The remixes prompted the company to develop a user-generated “casting call” contest for new 30-second spots. Entrants had to explain why Arby’s food put them in a good mood. The winner would receive a $10,000 prize and the opportunity to appear in a new Arby’s commercial.
The promotion for the contest was relatively low-key, said Kraut, and limited to online exposure. But the response was overwhelming -- the company received 1,400 submissions, almost five times as many as the company expected.
The submissions were posted on a new Web site and generated 1 million views a month. A new mobile Web site drew 16% of all online views. To draw attention to the effort, the company even filmed a “flash mob” spot in New York’s Times Square.
A social media component featured a Facebook “Philly Zone Page” and a “Tweet Aquarium” for consumers to comment on a new fish sandwich.
Bottom line: the entire cross-platform effort resulted in the highest sales gain the company had seen in a decade. Facebook fans grew over threefold to nearly 800,000, while Twitter followers climbed to over 30,000. And tagline awareness grew 60% in 10 months.
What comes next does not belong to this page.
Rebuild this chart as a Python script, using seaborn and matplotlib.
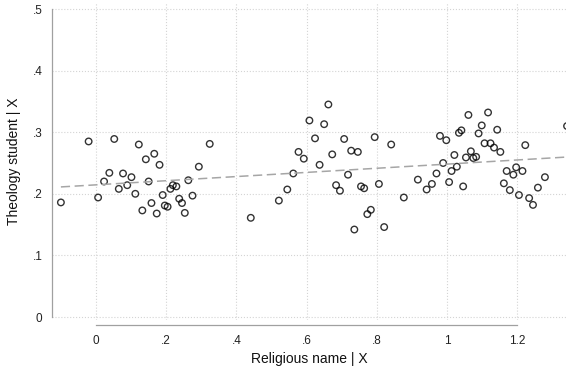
import matplotlib
matplotlib.use('Agg')
import matplotlib.pyplot as plt
import seaborn as sns
import pandas as pd

# Valores (resíduos do added-variable plot)
religious_name = [
    -0.100, -0.021, 0.006, 0.023, 0.038, 0.052, 0.065, 0.077, 0.089, 0.101,
    0.112, 0.122, 0.132, 0.142, 0.150, 0.158, 0.166, 0.173, 0.181, 0.190,
    0.196, 0.204, 0.212, 0.219, 0.229, 0.237, 0.245, 0.253, 0.263, 0.275,
    0.293, 0.324,
    0.441, 0.521, 0.545, 0.562, 0.577, 0.592, 0.608, 0.624, 0.637, 0.650,
    0.662, 0.673, 0.684, 0.695, 0.707, 0.718, 0.727, 0.736, 0.746, 0.755,
    0.764, 0.773, 0.783, 0.794, 0.806, 0.821, 0.841, 0.877,
    0.917, 0.942, 0.957, 0.970, 0.980, 0.989, 0.998, 1.006, 1.013, 1.021,
    1.028, 1.034, 1.041, 1.046, 1.054, 1.061, 1.068, 1.075, 1.083, 1.090,
    1.099, 1.107, 1.117, 1.124, 1.134, 1.143, 1.152, 1.162, 1.170, 1.179,
    1.189, 1.197, 1.205, 1.215, 1.223, 1.234, 1.245, 1.259, 1.279, 1.342,
]
theology_student = [
    0.186, 0.285, 0.194, 0.220, 0.234, 0.289, 0.208, 0.233, 0.214, 0.227,
    0.200, 0.280, 0.173, 0.256, 0.220, 0.185, 0.265, 0.168, 0.247, 0.198,
    0.181, 0.179, 0.208, 0.214, 0.212, 0.192, 0.185, 0.169, 0.222, 0.197,
    0.244, 0.281,
    0.161, 0.189, 0.207, 0.233, 0.268, 0.257, 0.319, 0.290, 0.247, 0.313,
    0.345, 0.264, 0.214, 0.205, 0.289, 0.231, 0.270, 0.142, 0.268, 0.212,
    0.209, 0.167, 0.174, 0.292, 0.216, 0.146, 0.280, 0.194,
    0.223, 0.207, 0.216, 0.233, 0.294, 0.250, 0.287, 0.219, 0.237, 0.263,
    0.244, 0.299, 0.303, 0.212, 0.259, 0.328, 0.269, 0.258, 0.260, 0.298,
    0.311, 0.282, 0.332, 0.282, 0.275, 0.304, 0.268, 0.217, 0.237, 0.206,
    0.231, 0.243, 0.198, 0.237, 0.279, 0.193, 0.182, 0.210, 0.227, 0.310,
]
x_ticks = [0, 0.2, 0.4, 0.6, 0.8, 1.0, 1.2]
x_tick_labels = ['0', '.2', '.4', '.6', '.8', '1', '1.2']
y_ticks = [0, 0.1, 0.2, 0.3, 0.4, 0.5]
y_tick_labels = ['0', '.1', '.2', '.3', '.4', '.5']

df = pd.DataFrame({'x': religious_name, 'y': theology_student})

sns.set_style('white')
plt.rcParams['font.family'] = ['Liberation Sans', 'DejaVu Sans']

fig = plt.figure(figsize=(5.66, 3.72), dpi=100)
ax = fig.add_axes([52 / 566, 1 - 320 / 372, 514 / 566, 317 / 372])

sns.regplot(data=df, x='x', y='y', ax=ax, ci=None, truncate=True,
            scatter_kws=dict(s=22, facecolors='none', edgecolors='black',
                             linewidths=1.0),
            line_kws=dict(color='#a6a6a6', lw=1.1, ls=(0, (6, 3))))

# Limites e grades
ax.set_xlim((52 - 96) / 351, (566 - 96) / 351)
ax.set_ylim(-3 / 616, 0.5 + 6 / 616)
ax.set_xticks(x_ticks, x_tick_labels)
ax.set_yticks(y_ticks, y_tick_labels)
ax.grid(True, color='#d4d4d4', ls=':', lw=0.8)
ax.set_axisbelow(True)

# Eixos ao estilo Stata
for s in ['top', 'right']:
    ax.spines[s].set_visible(False)
ax.spines['left'].set_bounds(0, 0.5)
ax.spines['bottom'].set_bounds(0, 1.2)
ax.spines['bottom'].set_position(('outward', 3.6))
for s in ['left', 'bottom']:
    ax.spines[s].set_color('#a0a0a0')
    ax.spines[s].set_linewidth(0.9)
ax.tick_params(axis='both', length=4, width=0.9, color='#a0a0a0',
               labelsize=8.5, labelcolor='#222222', pad=3)

ax.set_xlabel('Religious name | X', fontsize=10, color='#111111', labelpad=4)
ax.set_ylabel('Theology student | X', fontsize=10, color='#111111', labelpad=8)

fig.savefig('out.png', dpi=100)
And while 80% of the company’s budget is still reserved for TV Kraut said “we wanted to extend the message,” given the online response.
While user-generated content is always a risk, Kraut said the company believed the YouTube re-mixes and the response to the contest revealed an untapped reservoir of consumers “who wanted to connect with us.”
During the depths of the recession, said Kraut, the company was hit by a “perfect storm” of bad economy, muddled marketing and confusing shift in menu items that led to a double-digit sales plunge. But with a new integrated marketing campaign that engaged consumers, an improving economy and tweaks to the menu, the company appears to be back on track.